STATED TASK –
Make an exact transcription of the material, leaving out all images.

RECORDED DATA –
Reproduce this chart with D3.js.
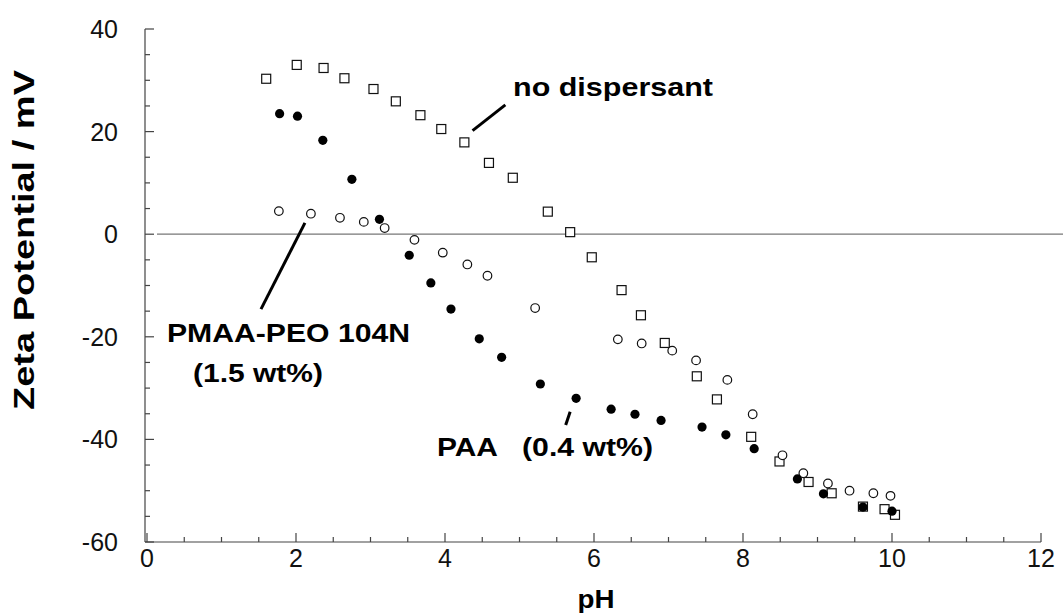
<!DOCTYPE html>
<html>
<head>
<meta charset="utf-8">
<script src="https://cdn.jsdelivr.net/npm/d3@7"></script>
<style>
  body { margin: 0; background: #fff; }
  svg { display: block; font-family: Arial, "Liberation Sans", Helvetica, sans-serif; }
</style>
</head>
<body>
<svg id="chart" width="1063" height="615"></svg>
<script>
// no dispersant (open squares)
var noDispPH = [1.60, 2.01, 2.37, 2.65, 3.04, 3.34, 3.67, 3.95, 4.26, 4.59, 4.91, 5.38, 5.68,
  5.97, 6.37, 6.63, 6.95, 7.38, 7.65, 8.11, 8.49, 8.88, 9.19, 9.61, 9.90, 10.04];
var noDispZeta = [30.3, 33.0, 32.4, 30.4, 28.3, 25.9, 23.2, 20.5, 17.9, 13.9, 11.0, 4.4, 0.4,
  -4.5, -10.9, -15.8, -21.2, -27.7, -32.2, -39.5, -44.3, -48.3, -50.5, -53.1, -53.6, -54.7];

// PAA 0.4 wt% (filled circles)
var paaPH = [1.78, 2.02, 2.36, 2.75, 3.12, 3.52, 3.81, 4.08, 4.46, 4.76, 5.28, 5.76, 6.23,
  6.55, 6.90, 7.45, 7.77, 8.15, 8.73, 9.08, 9.61, 10.00];
var paaZeta = [23.5, 23.0, 18.3, 10.7, 2.9, -4.1, -9.5, -14.6, -20.4, -24.0, -29.2, -32.0, -34.1,
  -35.1, -36.3, -37.6, -39.1, -41.8, -47.7, -50.6, -53.2, -54.0];

// PMAA-PEO 104N 1.5 wt% (open circles)
var pmaaPH = [1.77, 2.20, 2.59, 2.91, 3.19, 3.59, 3.97, 4.30, 4.57, 5.21, 6.32, 6.64, 7.05,
  7.37, 7.79, 8.13, 8.53, 8.81, 9.14, 9.43, 9.75, 9.98];
var pmaaZeta = [4.5, 4.0, 3.2, 2.4, 1.2, -1.1, -3.6, -5.9, -8.1, -14.4, -20.5, -21.3, -22.7,
  -24.6, -28.4, -35.1, -43.1, -46.6, -48.6, -50.0, -50.5, -51.0];

var xTicks = [0, 2, 4, 6, 8, 10, 12];
var yTicks = [-60, -40, -20, 0, 20, 40];

var svg = d3.select("#chart");

var x = d3.scaleLinear().domain([0, 12]).range([147, 1041]);
var y = d3.scaleLinear().domain([-60, 40]).range([542, 29]);

var axisColor = "#444";

// y axis: line + inward ticks
var yAxis = svg.append("g").attr("transform", "translate(145,0)");
yAxis.append("line").attr("x1", 0).attr("x2", 0).attr("y1", y(40)).attr("y2", y(-60))
  .attr("stroke", axisColor).attr("stroke-width", 1.2);
yAxis.selectAll(".minor").data(d3.range(-60, 41, 5)).enter().append("line")
  .attr("x1", 0).attr("x2", function(d) { return d % 20 === 0 ? 9 : 5; })
  .attr("y1", function(d) { return y(d); }).attr("y2", function(d) { return y(d); })
  .attr("stroke", axisColor).attr("stroke-width", 1.2);
yAxis.selectAll(".lab").data(yTicks).enter().append("text")
  .attr("x", -27).attr("y", function(d) { return y(d) + 9; })
  .attr("text-anchor", "end").attr("font-size", 25).attr("fill", "#111")
  .text(function(d) { return d; });

// x axis: line + inward ticks
var xAxis = svg.append("g").attr("transform", "translate(0,542)");
xAxis.append("line").attr("x1", 145).attr("x2", x(12)).attr("y1", 0).attr("y2", 0)
  .attr("stroke", axisColor).attr("stroke-width", 1.2);
xAxis.selectAll(".minor").data(d3.range(0, 12.01, 0.5)).enter().append("line")
  .attr("x1", function(d) { return x(d); }).attr("x2", function(d) { return x(d); })
  .attr("y1", 0).attr("y2", function(d) { return d % 2 === 0 ? -9 : -5; })
  .attr("stroke", axisColor).attr("stroke-width", 1.2);
xAxis.selectAll(".lab").data(xTicks).enter().append("text")
  .attr("x", function(d) { return x(d); }).attr("y", 25)
  .attr("text-anchor", "middle").attr("font-size", 25).attr("fill", "#111")
  .text(function(d) { return d; });

// zero line
svg.append("line").attr("x1", 157).attr("x2", 1063).attr("y1", y(0)).attr("y2", y(0))
  .attr("stroke", "#777").attr("stroke-width", 1.2);

// axis titles
svg.append("text").attr("x", 596).attr("y", 608).attr("text-anchor", "middle")
  .attr("font-size", 25).attr("font-weight", "bold")
  .attr("textLength", 37).attr("lengthAdjust", "spacingAndGlyphs").text("pH");
svg.append("text").attr("transform", "translate(34,240) rotate(-90)")
  .attr("text-anchor", "middle").attr("font-size", 29).attr("font-weight", "bold")
  .attr("textLength", 340).attr("lengthAdjust", "spacingAndGlyphs")
  .text("Zeta Potential / mV");

// data marks
var sq = 9;
svg.append("g").selectAll("rect").data(d3.zip(noDispPH, noDispZeta)).enter().append("rect")
  .attr("x", function(d) { return x(d[0]) - sq / 2; })
  .attr("y", function(d) { return y(d[1]) - sq / 2; })
  .attr("width", sq).attr("height", sq)
  .attr("fill", "#fff").attr("stroke", "#111").attr("stroke-width", 1.2);

svg.append("g").selectAll("circle").data(d3.zip(pmaaPH, pmaaZeta)).enter().append("circle")
  .attr("cx", function(d) { return x(d[0]); })
  .attr("cy", function(d) { return y(d[1]); })
  .attr("r", 4.3).attr("fill", "#fff").attr("stroke", "#111").attr("stroke-width", 1.2);

svg.append("g").selectAll("circle").data(d3.zip(paaPH, paaZeta)).enter().append("circle")
  .attr("cx", function(d) { return x(d[0]); })
  .attr("cy", function(d) { return y(d[1]); })
  .attr("r", 4.6).attr("fill", "#000");

// annotations
function leader(a, b, w) {
  svg.append("line").attr("x1", x(a[0])).attr("y1", y(a[1]))
    .attr("x2", x(b[0])).attr("y2", y(b[1]))
    .attr("stroke", "#000").attr("stroke-width", w);
}
function label(px, py, txt, len) {
  svg.append("text").attr("x", px).attr("y", py)
    .attr("font-size", 26).attr("font-weight", "bold").attr("fill", "#000")
    .attr("textLength", len).attr("lengthAdjust", "spacingAndGlyphs").text(txt);
}
leader([4.37, 20.2], [4.81, 25.2], 3);
leader([2.12, 2.2], [1.53, -14.6], 3);
leader([5.62, -37.2], [5.68, -34.6], 3);

label(513, 96, "no dispersant", 200);
label(167, 342, "PMAA-PEO 104N", 243);
label(193, 382, "(1.5 wt%)", 130);
label(437, 456, "PAA", 61);
label(522, 456, "(0.4 wt%)", 131);
</script>
</body>
</html>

RESPONSE TO THIS EXERCISE –
Reproduce this chart with D3.js.
<!DOCTYPE html>
<html>
<head>
<meta charset="utf-8">
<script src="https://cdn.jsdelivr.net/npm/d3@7"></script>
<style>
  body { margin: 0; background: #fff; }
  svg { display: block; font-family: Arial, "Liberation Sans", Helvetica, sans-serif; }
</style>
</head>
<body>
<svg id="chart" width="1063" height="615"></svg>
<script>
// no dispersant (open squares)
var noDispPH = [1.60, 2.01, 2.37, 2.65, 3.04, 3.34, 3.67, 3.95, 4.26, 4.59, 4.91, 5.38, 5.68,
  5.97, 6.37, 6.63, 6.95, 7.38, 7.65, 8.11, 8.49, 8.88, 9.19, 9.61, 9.90, 10.04];
var noDispZeta = [30.3, 33.0, 32.4, 30.4, 28.3, 25.9, 23.2, 20.5, 17.9, 13.9, 11.0, 4.4, 0.4,
  -4.5, -10.9, -15.8, -21.2, -27.7, -32.2, -39.5, -44.3, -48.3, -50.5, -53.1, -53.6, -54.7];

// PAA 0.4 wt% (filled circles)
var paaPH = [1.78, 2.02, 2.36, 2.75, 3.12, 3.52, 3.81, 4.08, 4.46, 4.76, 5.28, 5.76, 6.23,
  6.55, 6.90, 7.45, 7.77, 8.15, 8.73, 9.08, 9.61, 10.00];
var paaZeta = [23.5, 23.0, 18.3, 10.7, 2.9, -4.1, -9.5, -14.6, -20.4, -24.0, -29.2, -32.0, -34.1,
  -35.1, -36.3, -37.6, -39.1, -41.8, -47.7, -50.6, -53.2, -54.0];

// PMAA-PEO 104N 1.5 wt% (open circles)
var pmaaPH = [1.77, 2.20, 2.59, 2.91, 3.19, 3.59, 3.97, 4.30, 4.57, 5.21, 6.32, 6.64, 7.05,
  7.37, 7.79, 8.13, 8.53, 8.81, 9.14, 9.43, 9.75, 9.98];
var pmaaZeta = [4.5, 4.0, 3.2, 2.4, 1.2, -1.1, -3.6, -5.9, -8.1, -14.4, -20.5, -21.3, -22.7,
  -24.6, -28.4, -35.1, -43.1, -46.6, -48.6, -50.0, -50.5, -51.0];

var xTicks = [0, 2, 4, 6, 8, 10, 12];
var yTicks = [-60, -40, -20, 0, 20, 40];

var svg = d3.select("#chart");

var x = d3.scaleLinear().domain([0, 12]).range([147, 1041]);
var y = d3.scaleLinear().domain([-60, 40]).range([542, 29]);

var axisColor = "#444";

// y axis: line + inward ticks
var yAxis = svg.append("g").attr("transform", "translate(145,0)");
yAxis.append("line").attr("x1", 0).attr("x2", 0).attr("y1", y(40)).attr("y2", y(-60))
  .attr("stroke", axisColor).attr("stroke-width", 1.2);
yAxis.selectAll(".minor").data(d3.range(-60, 41, 5)).enter().append("line")
  .attr("x1", 0).attr("x2", function(d) { return d % 20 === 0 ? 9 : 5; })
  .attr("y1", function(d) { return y(d); }).attr("y2", function(d) { return y(d); })
  .attr("stroke", axisColor).attr("stroke-width", 1.2);
yAxis.selectAll(".lab").data(yTicks).enter().append("text")
  .attr("x", -27).attr("y", function(d) { return y(d) + 9; })
  .attr("text-anchor", "end").attr("font-size", 25).attr("fill", "#111")
  .text(function(d) { return d; });

// x axis: line + inward ticks
var xAxis = svg.append("g").attr("transform", "translate(0,542)");
xAxis.append("line").attr("x1", 145).attr("x2", x(12)).attr("y1", 0).attr("y2", 0)
  .attr("stroke", axisColor).attr("stroke-width", 1.2);
xAxis.selectAll(".minor").data(d3.range(0, 12.01, 0.5)).enter().append("line")
  .attr("x1", function(d) { return x(d); }).attr("x2", function(d) { return x(d); })
  .attr("y1", 0).attr("y2", function(d) { return d % 2 === 0 ? -9 : -5; })
  .attr("stroke", axisColor).attr("stroke-width", 1.2);
xAxis.selectAll(".lab").data(xTicks).enter().append("text")
  .attr("x", function(d) { return x(d); }).attr("y", 25)
  .attr("text-anchor", "middle").attr("font-size", 25).attr("fill", "#111")
  .text(function(d) { return d; });

// zero line
svg.append("line").attr("x1", 157).attr("x2", 1063).attr("y1", y(0)).attr("y2", y(0))
  .attr("stroke", "#777").attr("stroke-width", 1.2);

// axis titles
svg.append("text").attr("x", 596).attr("y", 608).attr("text-anchor", "middle")
  .attr("font-size", 25).attr("font-weight", "bold")
  .attr("textLength", 37).attr("lengthAdjust", "spacingAndGlyphs").text("pH");
svg.append("text").attr("transform", "translate(34,240) rotate(-90)")
  .attr("text-anchor", "middle").attr("font-size", 29).attr("font-weight", "bold")
  .attr("textLength", 340).attr("lengthAdjust", "spacingAndGlyphs")
  .text("Zeta Potential / mV");

// data marks
var sq = 9;
svg.append("g").selectAll("rect").data(d3.zip(noDispPH, noDispZeta)).enter().append("rect")
  .attr("x", function(d) { return x(d[0]) - sq / 2; })
  .attr("y", function(d) { return y(d[1]) - sq / 2; })
  .attr("width", sq).attr("height", sq)
  .attr("fill", "#fff").attr("stroke", "#111").attr("stroke-width", 1.2);

svg.append("g").selectAll("circle").data(d3.zip(pmaaPH, pmaaZeta)).enter().append("circle")
  .attr("cx", function(d) { return x(d[0]); })
  .attr("cy", function(d) { return y(d[1]); })
  .attr("r", 4.3).attr("fill", "#fff").attr("stroke", "#111").attr("stroke-width", 1.2);

svg.append("g").selectAll("circle").data(d3.zip(paaPH, paaZeta)).enter().append("circle")
  .attr("cx", function(d) { return x(d[0]); })
  .attr("cy", function(d) { return y(d[1]); })
  .attr("r", 4.6).attr("fill", "#000");

// annotations
function leader(a, b, w) {
  svg.append("line").attr("x1", x(a[0])).attr("y1", y(a[1]))
    .attr("x2", x(b[0])).attr("y2", y(b[1]))
    .attr("stroke", "#000").attr("stroke-width", w);
}
function label(px, py, txt, len) {
  svg.append("text").attr("x", px).attr("y", py)
    .attr("font-size", 26).attr("font-weight", "bold").attr("fill", "#000")
    .attr("textLength", len).attr("lengthAdjust", "spacingAndGlyphs").text(txt);
}
leader([4.37, 20.2], [4.81, 25.2], 3);
leader([2.12, 2.2], [1.53, -14.6], 3);
leader([5.62, -37.2], [5.68, -34.6], 3);

label(513, 96, "no dispersant", 200);
label(167, 342, "PMAA-PEO 104N", 243);
label(193, 382, "(1.5 wt%)", 130);
label(437, 456, "PAA", 61);
label(522, 456, "(0.4 wt%)", 131);
</script>
</body>
</html>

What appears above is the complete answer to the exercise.